Runs in your browser, no upload, no signup, no file count limit. If you're doing the same five operations Acrobat charges you £15 a month for, the tool covers them and a few more, free.

Tips for cleaner page editing

A few things that save time on real workflows:

  • Always work on a copy. PDFs are easy to corrupt accidentally if a tool exits mid-save. Copy first, edit second.
  • Combine related operations into one pass. Reorder, delete, and rotate in one session — don't save between operations and reopen.
  • For scans, rotate before reordering. Easier to identify pages when they're right-way up.
  • For long documents, name the source files clearly. When you're merging Contract-v3.pdf and Contract-v3-amended.pdf, you'll regret it later. Rename to 01-base.pdf, 02-amendment.pdf first.
  • Test the output. Open the result before sending. PDFs sometimes save with a corrupted page that wasn't visible during editing.

The short version

  • Most paid PDF features people use are page-level operations that don't need Acrobat
  • Mac Preview handles simple merge/reorder for free
  • PDFsam Basic and command-line tools are the offline options
  • For browser-based: pick a tool that doesn't upload, doesn't watermark, doesn't cap your file count, and has a visual page grid
  • Save the £180/year unless you genuinely need text editing or signatures

Frequently asked

Can I edit the actual text inside a PDF without Adobe? Honest answer: not well. Editing existing text in a PDF is one of the things Acrobat genuinely does better than free alternatives. If you regularly need to change words or sentences inside PDFs, Acrobat is one of the few tools that handles it properly. If you only occasionally need to change text, often the easier path is to convert the PDF back to Word, edit, and re-export.

How do I split a PDF into individual pages? Most page editors offer a "split into single pages" option, which exports one PDF per page as a ZIP. If you only need a specific range, extract that range as a new PDF instead.

Will splitting or merging PDFs reduce quality? No. Splitting and merging operate on the structure of the document, not the content. The pages themselves are copied unchanged. Quality only changes when you compress or re-encode.

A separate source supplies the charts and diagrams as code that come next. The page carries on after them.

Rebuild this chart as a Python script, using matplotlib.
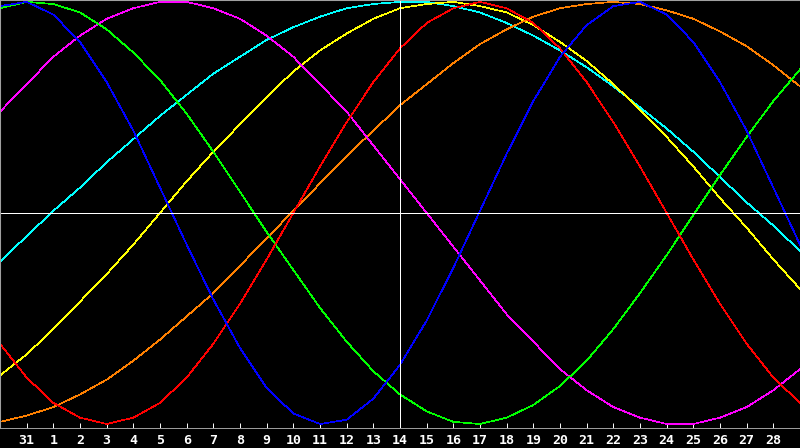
import matplotlib
matplotlib.use("Agg")
import matplotlib.pyplot as plt

# one sample per day, from the 30th of last month to the 29th
days = ["30", "31"] + [str(d) for d in range(1, 30)]

# percent values
physical = [98, 100, 94, 81, 62, 39, 12, -15, -41, -64, -83, -95, -100, -98, -88, -72,
            -51, -26, 1, 28, 53, 74, 89, 98, 100, 94, 81, 62, 39, 12, -15]
emotional = [-62, -78, -90, -97, -100, -97, -90, -78, -62, -43, -22, 0, 22, 43, 62, 78,
             90, 97, 100, 97, 90, 78, 62, 43, 22, 0, -22, -43, -62, -78, -90]
intellectual = [97, 100, 99, 95, 87, 76, 63, 47, 29, 10, -9, -27, -45, -61, -75, -86,
                -94, -99, -100, -97, -91, -82, -70, -55, -38, -20, -1, 18, 36, 53, 68]
intuitive = [48, 61, 74, 84, 92, 97, 100, 100, 97, 92, 84, 74, 61, 48, 32, 16,
             0, -16, -32, -48, -61, -74, -84, -92, -97, -100, -100, -97, -92, -84, -74]
aesthetic = [-77, -67, -55, -42, -29, -15, 0, 15, 29, 42, 55, 67, 77, 85, 92, 97,
             99, 100, 98, 95, 89, 81, 72, 61, 49, 36, 22, 7, -7, -22, -36]
awareness = [-99, -96, -92, -86, -79, -70, -60, -49, -38, -25, -12, 1, 14, 27, 39, 51,
             61, 71, 80, 87, 93, 97, 99, 100, 99, 96, 92, 86, 79, 70, 60]
spiritual = [-23, -11, 1, 12, 24, 35, 46, 56, 66, 74, 82, 88, 93, 97, 99, 100,
             100, 98, 95, 90, 84, 77, 69, 60, 50, 40, 29, 17, 5, -6, -18]

series = [
    (spiritual, "#00ffff"),
    (aesthetic, "#ffff00"),
    (awareness, "#ff8000"),
    (intuitive, "#ff00ff"),
    (intellectual, "#00ff00"),
    (emotional, "#ff0000"),
    (physical, "#0000ff"),
]

x = list(range(len(days)))
today = days.index("14")

fig = plt.figure(figsize=(8, 4.48), dpi=100, facecolor="black")
ax = fig.add_axes([0, 20 / 448, 1, 428 / 448])
ax.set_facecolor("black")

for values, color in series:
    ax.plot(x, values, color=color, lw=0.5, antialiased=False)

ax.axhline(0, color="white", lw=0.6, antialiased=False)
ax.axvline(today, color="white", lw=0.6, antialiased=False)

ax.set_xlim(0, len(days) - 1)
ax.set_ylim(-101.9, 100.9)

ax.set_xticks(x[1:-1])
ax.set_xticklabels(days[1:-1], color="white", fontsize=9.5, fontweight="bold",
                   family="DejaVu Sans Mono")
ax.tick_params(axis="x", direction="in", length=3.6, width=0.7, color="white", pad=4)
ax.set_yticks([])

for side in ["left", "top"]:
    ax.spines[side].set_color("#a0a0a0")
    ax.spines[side].set_linewidth(1.5)
ax.spines["bottom"].set_color("#a0a0a0")
ax.spines["bottom"].set_linewidth(0.7)
ax.spines["right"].set_visible(False)

fig.savefig("out.png", dpi=100, facecolor="black")
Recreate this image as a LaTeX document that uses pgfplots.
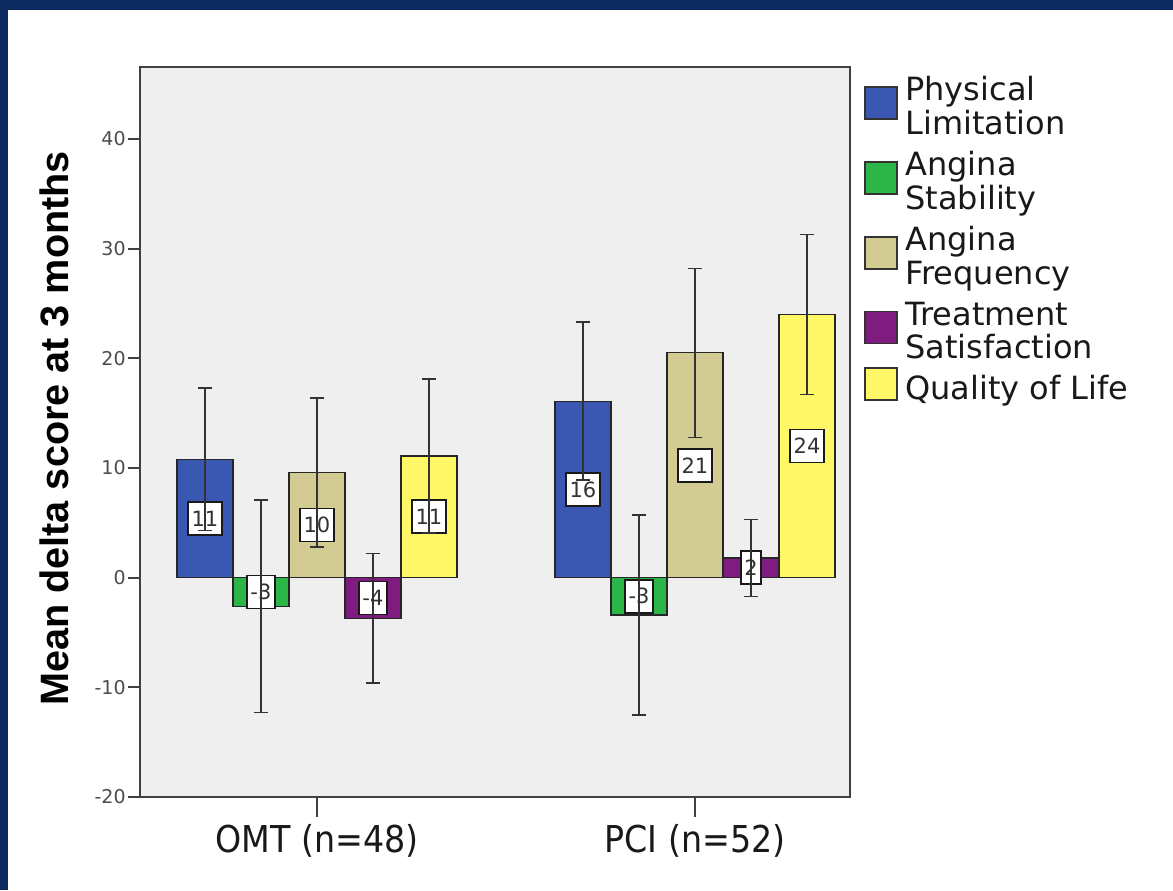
\documentclass[border=0pt]{standalone}
\usepackage{pgfplots}
\pgfplotsset{compat=1.18}
\usepackage{pgfplotstable}
\usepackage{fontspec}
\setmainfont{DejaVu Sans}
\newfontfamily\condfont{DejaVu Sans Condensed}
\newfontfamily\labfont{Liberation Sans}

\definecolor{navyc}{RGB}{14,43,97}
\definecolor{bgc}{RGB}{239,239,239}
\definecolor{cPL}{RGB}{58,88,178}
\definecolor{cAS}{RGB}{44,182,74}
\definecolor{cAF}{RGB}{210,204,146}
\definecolor{cTS}{RGB}{128,28,128}
\definecolor{cQL}{RGB}{255,248,102}

% one bar = 28pt = 0.148148 x units
\pgfplotstableread{
x PL PLe PLh PLl AS ASe ASh ASl AF AFe AFh AFl TS TSe TSh TSl QL QLe QLh QLl
0 10.8 6.5 5.4 11 -2.6 9.7 -1.3 -3 9.6 6.8 4.8 10 -3.7 5.9 -1.85 -4 11.1 7.0 5.55 11
1 16.1 7.2 8.05 16 -3.4 9.1 -1.7 -3 20.5 7.7 10.25 21 1.8 3.5 0.9 2 24.0 7.3 12.0 24
}\data

\pgfplotsset{
  geom/.style={at={(70pt,46.5pt)}, anchor=south west,
    scale only axis, width=355pt, height=365pt,
    xmin=-0.468, xmax=1.410, ymin=-20, ymax=46.57},
  barsty/.style={ybar, bar width=28pt, draw=black!85, line width=0.6pt},
  labsty/.style={draw=none, mark=none,
    point meta=explicit symbolic, nodes near coords,
    nodes near coords style={anchor=center, draw=black!90, line width=0.9pt, fill=white,
      inner xsep=1.8pt, inner ysep=0pt, minimum height=16.5pt,
      font=\fontsize{10.5}{12}\selectfont, text=black!80}},
  errsty/.style={draw=none, mark=none,
    error bars/y dir=both, error bars/y explicit,
    error bars/error bar style={draw=black!80, line width=0.8pt},
    error bars/error mark options={draw=black!80, line width=0.8pt, mark size=3.5pt, rotate=90}},
}

\begin{document}
\begin{tikzpicture}
\useasboundingbox (0,0) rectangle (586.5pt,445pt);
\fill[white] (0,0) rectangle (586.5pt,445pt);
\fill[navyc] (0,0) rectangle (4pt,445pt);
\fill[navyc] (0,440pt) rectangle (586.5pt,445pt);
\begin{axis}[
  geom,
  xtick={0,1}, xticklabels={{OMT (n=48)},{PCI (n=52)}},
  ytick={-20,-10,0,10,20,30,40},
  tick pos=left, tick align=outside, major tick length=6pt,
  xtick style={/pgfplots/major tick length=10pt},
  axis background/.style={fill=bgc},
  axis line style={draw=black!75, line width=0.9pt},
  every tick/.style={draw=black!75, line width=0.9pt},
  /pgf/number format/assume math mode=true,
  yticklabel style={font=\fontsize{9.5}{11}\selectfont, text=black!70, inner xsep=1pt},
  xticklabel style={font=\condfont\fontsize{18.5}{22}\selectfont, text=black!90, yshift=-4pt},
  ylabel={Mean delta score at 3 months},
  every axis y label/.style={at={(rel axis cs:0,0.505)}, anchor=center, xshift=-43pt, rotate=90,
    font=\labfont\bfseries\fontsize{19.8}{22}\selectfont, text=black},
]
% bars
\addplot[barsty, fill=cPL, bar shift=-56pt] table[x=x, y=PL] {\data};
\addplot[barsty, fill=cAS, bar shift=-28pt] table[x=x, y=AS] {\data};
\addplot[barsty, fill=cAF, bar shift=0pt]   table[x=x, y=AF] {\data};
\addplot[barsty, fill=cTS, bar shift=28pt]  table[x=x, y=TS] {\data};
\addplot[barsty, fill=cQL, bar shift=56pt]  table[x=x, y=QL] {\data};
% value labels at mid-height of each bar
\addplot[labsty] table[x expr=\thisrow{x}-0.296296, y=PLh, meta=PLl] {\data};
\addplot[labsty] table[x expr=\thisrow{x}-0.148148, y=ASh, meta=ASl] {\data};
\addplot[labsty] table[x expr=\thisrow{x},          y=AFh, meta=AFl] {\data};
\addplot[labsty] table[x expr=\thisrow{x}+0.148148, y=TSh, meta=TSl] {\data};
\addplot[labsty] table[x expr=\thisrow{x}+0.296296, y=QLh, meta=QLl] {\data};
\end{axis}
% error bars on top, in an overlay axis with identical geometry
\begin{axis}[geom, hide axis]
\addplot[errsty] table[x expr=\thisrow{x}-0.296296, y=PL, y error=PLe] {\data};
\addplot[errsty] table[x expr=\thisrow{x}-0.148148, y=AS, y error=ASe] {\data};
\addplot[errsty] table[x expr=\thisrow{x},          y=AF, y error=AFe] {\data};
\addplot[errsty] table[x expr=\thisrow{x}+0.148148, y=TS, y error=TSe] {\data};
\addplot[errsty] table[x expr=\thisrow{x}+0.296296, y=QL, y error=QLe] {\data};
\end{axis}
% legend (pixel frame: origin top-left, 1px = 0.5pt)
\begin{scope}[x=0.5pt, y=-0.5pt, shift={(0pt,445pt)}]
  \tikzset{legtxt/.style={anchor=base west, inner sep=0pt, font=\fontsize{16}{18}\selectfont, text=black!90}}
  \filldraw[fill=cPL, draw=black!80, line width=0.6pt] (865,87) rectangle (897,119);
  \node[legtxt] at (905,101) {Physical};
  \node[legtxt] at (905,134.5) {Limitation};
  \filldraw[fill=cAS, draw=black!80, line width=0.6pt] (865,162) rectangle (897,194);
  \node[legtxt] at (905,176) {Angina};
  \node[legtxt] at (905,209.5) {Stability};
  \filldraw[fill=cAF, draw=black!80, line width=0.6pt] (865,237) rectangle (897,269);
  \node[legtxt] at (905,251) {Angina};
  \node[legtxt] at (905,284.5) {Frequency};
  \filldraw[fill=cTS, draw=black!80, line width=0.6pt] (865,311.5) rectangle (897,343.5);
  \node[legtxt] at (905,325.5) {Treatment};
  \node[legtxt] at (905,359) {Satisfaction};
  \filldraw[fill=cQL, draw=black!80, line width=0.6pt] (865,368) rectangle (897,400);
  \node[legtxt] at (905,400) {Quality of Life};
\end{scope}
\end{tikzpicture}
\end{document}
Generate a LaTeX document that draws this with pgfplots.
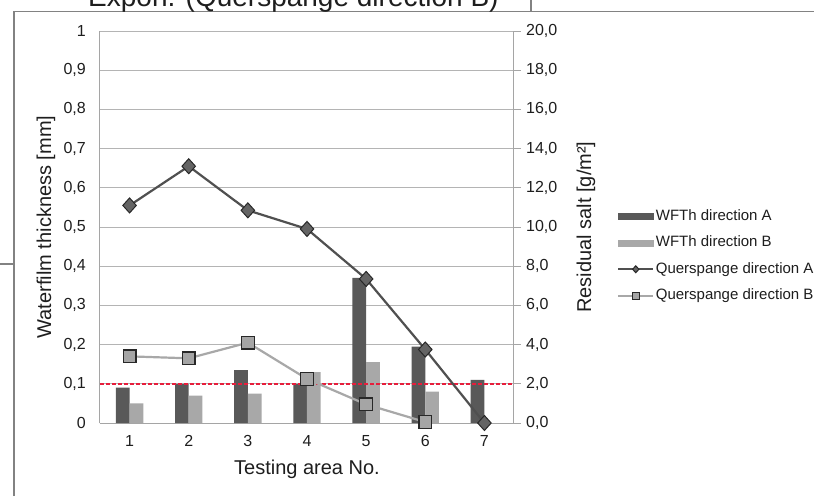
\documentclass[border=0pt]{standalone}
\usepackage{fontspec}
\setmainfont{Liberation Sans}
\usepackage{pgfplots}
\pgfplotsset{compat=1.18}
\definecolor{barA}{RGB}{89,89,89}
\definecolor{barB}{RGB}{168,168,168}
\definecolor{lineA}{RGB}{80,80,80}
\definecolor{lineB}{RGB}{168,168,168}
\definecolor{markA}{RGB}{100,100,100}
\definecolor{markB}{RGB}{165,165,165}
\definecolor{edge}{RGB}{40,40,40}
\definecolor{redl}{RGB}{230,30,60}
\definecolor{gridc}{RGB}{180,180,180}
\definecolor{axc}{RGB}{165,165,165}
\definecolor{framec}{RGB}{130,130,130}
\definecolor{txt}{RGB}{30,30,30}
\begin{document}
\begin{tikzpicture}[x=1pt,y=1pt]
\fill[white] (0,0) rectangle (814,496);

\begin{axis}[
  at={(100pt,73pt)}, anchor=south west, scale only axis,
  width=414pt, height=392pt,
  xmin=0.5, xmax=7.5, ymin=0, ymax=1,
  xtick={1,2,3,4,5,6,7},
  ytick={0,0.1,0.2,0.3,0.4,0.5,0.6,0.7,0.8,0.9,1},
  axis x line*=bottom, axis y line*=left,
  axis line style={draw=axc, line width=1pt, -},
  tick style={draw=none}, major tick length=0pt,
  ymajorgrids, grid style={gridc, line width=0.9pt},
  /pgf/number format/use comma,
  /pgf/number format/fixed,
  /pgf/number format/assume math mode=true,
  tick label style={font=\fontsize{16}{19}\selectfont, text=txt},
  yticklabel style={anchor=east, inner sep=0pt, xshift=-14pt},
  xticklabel style={anchor=north, inner sep=0pt, yshift=-12pt},
  xlabel={Testing area No.},
  xlabel style={at={(axis description cs:0.5,0)}, anchor=base, yshift=-51pt, font=\fontsize{20}{24}\selectfont, text=txt},
  ylabel={Waterfilm thickness [mm]},
  ylabel style={at={(axis description cs:-0.118,0.5)}, anchor=base, font=\fontsize{20}{24}\selectfont, text=txt},
]
\addplot[ybar, bar width=13.7pt, bar shift=-6.85pt, fill=barA, draw=none]
  coordinates {(1,0.09) (2,0.10) (3,0.135) (4,0.10) (5,0.37) (6,0.195) (7,0.11)};
\addplot[ybar, bar width=13.7pt, bar shift=6.85pt, fill=barB, draw=none]
  coordinates {(1,0.05) (2,0.07) (3,0.075) (4,0.13) (5,0.155) (6,0.08) (7,0)};
\addplot[draw=redl, line width=1.4pt, dash pattern=on 4pt off 2pt, sharp plot, no markers]
  coordinates {(0.5,0.1) (7.55,0.1)};
\end{axis}

\begin{axis}[
  at={(100pt,73pt)}, anchor=south west, scale only axis,
  width=414pt, height=392pt,
  xmin=0.5, xmax=7.5, ymin=0, ymax=20,
  clip=false,
  axis x line=none, axis y line*=right,
  axis line style={draw=axc, line width=1pt, -},
  ytick={0,2,4,6,8,10,12,14,16,18,20},
  tick align=outside, major tick length=7pt,
  ytick style={draw=axc, line width=0.9pt},
  /pgf/number format/use comma,
  /pgf/number format/fixed,
  /pgf/number format/fixed zerofill,
  /pgf/number format/precision=1,
  /pgf/number format/assume math mode=true,
  tick label style={font=\fontsize{16}{19}\selectfont, text=txt},
  yticklabel style={anchor=west, inner sep=0pt, xshift=5pt},
  ylabel={Residual salt [g/m²]},
  ylabel style={at={(axis description cs:1.186,0.5)}, anchor=base, font=\fontsize{20}{24}\selectfont, text=txt},
  legend image code/.code={\draw[mark repeat=2,mark phase=2,#1,mark size=3.5pt] plot coordinates {(0pt,0pt) (17.5pt,0pt) (35pt,0pt)};},
  legend style={at={(axis description cs:1.2415,0.426)}, anchor=west, draw=none, fill=none,
    font=\fontsize{15}{18}\selectfont, text=txt, row sep=9.5pt,
    nodes={inner sep=1.5pt, text height=11pt, text depth=3pt}},
  legend cell align=left,
]
\addlegendimage{legend image code/.code={\fill[barA] (0pt,-3pt) rectangle (35pt,3pt);}}
\addlegendentry{WFTh direction A}
\addlegendimage{legend image code/.code={\fill[barB] (0pt,-3pt) rectangle (35pt,3pt);}}
\addlegendentry{WFTh direction B}
\addplot[lineA, line width=2.2pt, mark=diamond*, mark size=7.5pt,
  mark options={fill=markA, draw=edge, line width=1pt, solid, xscale=1.2}]
  coordinates {(1,11.1) (2,13.1) (3,10.85) (4,9.9) (5,7.35) (6,3.75) (7,0)};
\addlegendentry{Querspange direction A}
\addplot[lineB, line width=2.2pt, mark=square*, mark size=6.3pt,
  mark options={fill=markB, draw=edge, line width=1.3pt, solid}]
  coordinates {(1,3.4) (2,3.3) (3,4.1) (4,2.25) (5,0.95) (6,0.05)};
\addlegendentry{Querspange direction B}
\end{axis}

% surrounding frame (screenshot)
\draw[framec, line width=1.3pt] (14,0) -- (14,484.5) -- (814,484.5);
\draw[framec, line width=1.3pt] (531,484.5) -- (531,496);
\draw[framec, line width=1.3pt] (0,232) -- (14,232);
\begin{scope}
\clip (0,0) rectangle (814,496);
\node[anchor=base west, inner sep=0pt, font=\fontsize{28}{30}\selectfont, text=txt] at (88,489.5) {Expon. (Querspange direction B)};
\end{scope}
\pgfresetboundingbox
\useasboundingbox (0,0) rectangle (814,496);
\end{tikzpicture}
\end{document}
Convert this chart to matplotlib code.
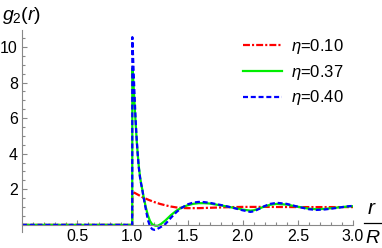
import matplotlib
matplotlib.use('Agg')
import matplotlib.pyplot as plt
from matplotlib.lines import Line2D
from matplotlib.ticker import MultipleLocator, FixedLocator

plt.rcParams['font.family'] = ['Liberation Sans', 'DejaVu Sans']
plt.rcParams['mathtext.fontset'] = 'custom'
plt.rcParams['mathtext.rm'] = 'Liberation Sans'
plt.rcParams['mathtext.it'] = 'Liberation Sans:italic'
plt.rcParams['lines.scale_dashes'] = False

# g2(r) curves
r_red = [0, 0.999, 1.0, 1.05, 1.1, 1.15, 1.2, 1.25, 1.3, 1.35, 1.4, 1.45, 1.5,
         1.6, 1.7, 1.8, 1.9, 2.0, 2.2, 2.5, 2.8, 3.0]
g_red = [0, 0, 1.87, 1.7, 1.53, 1.4, 1.28, 1.18, 1.1, 1.03, 0.98, 0.95, 0.94,
         0.94, 0.96, 0.98, 1.0, 1.01, 1.01, 1.0, 1.0, 1.0]

r_grn = [0, 0.999, 1.0, 1.01, 1.02, 1.03, 1.04, 1.05, 1.06, 1.07, 1.08, 1.09, 1.1,
         1.12, 1.14, 1.16, 1.18, 1.21, 1.23, 1.26, 1.3, 1.35, 1.4, 1.45, 1.5,
         1.55, 1.6, 1.65, 1.7, 1.8, 1.9, 2.0, 2.07, 2.1, 2.15, 2.2, 2.25, 2.31,
         2.4, 2.5, 2.6, 2.67, 2.75, 2.85, 2.95, 3.0]
g_grn = [0, 0, 8.8, 8.0, 6.8, 5.7, 4.7, 3.9, 3.2, 2.7, 2.3, 2.0, 1.65,
         1.05, 0.55, 0.22, 0.03, -0.05, -0.05, 0.05, 0.25, 0.55, 0.8, 0.98, 1.1,
         1.18, 1.22, 1.22, 1.2, 1.1, 0.98, 0.86, 0.8, 0.82, 0.92, 1.04, 1.13, 1.18,
         1.14, 1.02, 0.91, 0.88, 0.9, 0.97, 1.03, 1.05]

r_blu = [0, 0.999, 1.0, 1.01, 1.02, 1.03, 1.04, 1.05, 1.06, 1.07, 1.08, 1.09, 1.1,
         1.12, 1.14, 1.16, 1.18, 1.2, 1.22, 1.25, 1.3, 1.35, 1.4, 1.45, 1.5,
         1.55, 1.6, 1.65, 1.7, 1.8, 1.9, 2.0, 2.07, 2.1, 2.15, 2.2, 2.25, 2.31,
         2.4, 2.5, 2.6, 2.67, 2.75, 2.85, 2.95, 3.0]
g_blu = [0, 0, 10.55, 8.9, 7.3, 5.9, 4.75, 3.85, 3.15, 2.65, 2.3, 2.0, 1.6,
         0.95, 0.3, -0.08, -0.24, -0.28, -0.25, -0.15, 0.05, 0.4, 0.72, 0.97, 1.15,
         1.25, 1.29, 1.28, 1.24, 1.12, 0.98, 0.82, 0.73, 0.76, 0.9, 1.06, 1.18, 1.24,
         1.18, 1.02, 0.88, 0.84, 0.87, 0.95, 1.04, 1.07]

labels = [r'$\eta$=0.10', r'$\eta$=0.37', r'$\eta$=0.40']

W, H = 382, 248
fig = plt.figure(figsize=(W / 100, H / 100), dpi=100)
ax = fig.add_axes([22 / W, 16 / H, (353 - 22) / W, (232 - 30) / H])

lw = 1.6
ax.plot(r_red, g_red, color='#ff0000', lw=lw, dashes=(5, 1.5, 1.5, 1.5), label=labels[0])
ax.plot(r_grn, g_grn, color='#00ee00', lw=lw, label=labels[1])
ax.plot(r_blu, g_blu, color='#0000ff', lw=lw, dashes=(3.6, 2.0), label=labels[2])

ax.set_xlim(0, 3.0)
ax.set_ylim(-0.4, 10.95)

for s in ['top', 'right']:
    ax.spines[s].set_visible(False)
ax.spines['bottom'].set_position(('data', 0))
for s in ['left', 'bottom']:
    ax.spines[s].set_color('#888888')
    ax.spines[s].set_linewidth(0.8)

ax.xaxis.set_major_locator(FixedLocator([0.5, 1.0, 1.5, 2.0, 2.5, 3.0]))
ax.xaxis.set_minor_locator(MultipleLocator(0.1))
ax.yaxis.set_major_locator(FixedLocator([2, 4, 6, 8, 10]))
ax.yaxis.set_minor_locator(MultipleLocator(0.5))
ax.xaxis.set_major_formatter(plt.FuncFormatter(lambda v, p: f'{v:.1f}'))
ax.tick_params(which='both', direction='in', color='#888888', width=0.8,
               labelsize=11.5, pad=3)
ax.tick_params(which='major', length=3.5)
ax.tick_params(which='minor', length=2)

leg = ax.legend(loc='upper left', bbox_to_anchor=(243 / W, 1 - 37 / H),
                bbox_transform=fig.transFigure, frameon=False, fontsize=12,
                handlelength=2.34, handletextpad=0.54, labelspacing=0.4,
                borderpad=0, borderaxespad=0)

fig.text(2 / W, 1 - 20 / H, r'$g_2(r)$', fontsize=14)

# r / R at the end of the x axis
fig.text(371 / W, 1 - 214 / H, 'r', fontsize=15, style='italic', ha='center')
fig.add_artist(Line2D([364 / W, 381 / W], [1 - 223 / H, 1 - 223 / H],
                      color='black', lw=0.9, transform=fig.transFigure))
fig.text(372 / W, 1 / H, 'R', fontsize=14, style='italic', ha='center', va='bottom')

fig.savefig('out.png', dpi=100)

What about password-protected PDFs? Most browser-based tools refuse to work on encrypted PDFs (correctly — they shouldn't try to bypass passwords). If you have the password, unlock the PDF in your viewer first, save an unprotected copy, then edit.

How do I add page numbers without Acrobat? A few free tools (including UtilitySmith's PDF Pages) support adding page numbers with custom positioning, format, and font. Word and Pages can also add page numbers, but only if you convert the PDF back to an editable document first, which usually breaks the formatting.

Is it safe to edit sensitive PDFs in browser tools? Only if the tool runs entirely in your browser without uploading. Many tools that look browser-based actually upload your file to their server for processing. Check whether the tool processes locally — if it doesn't say so explicitly, it probably doesn't.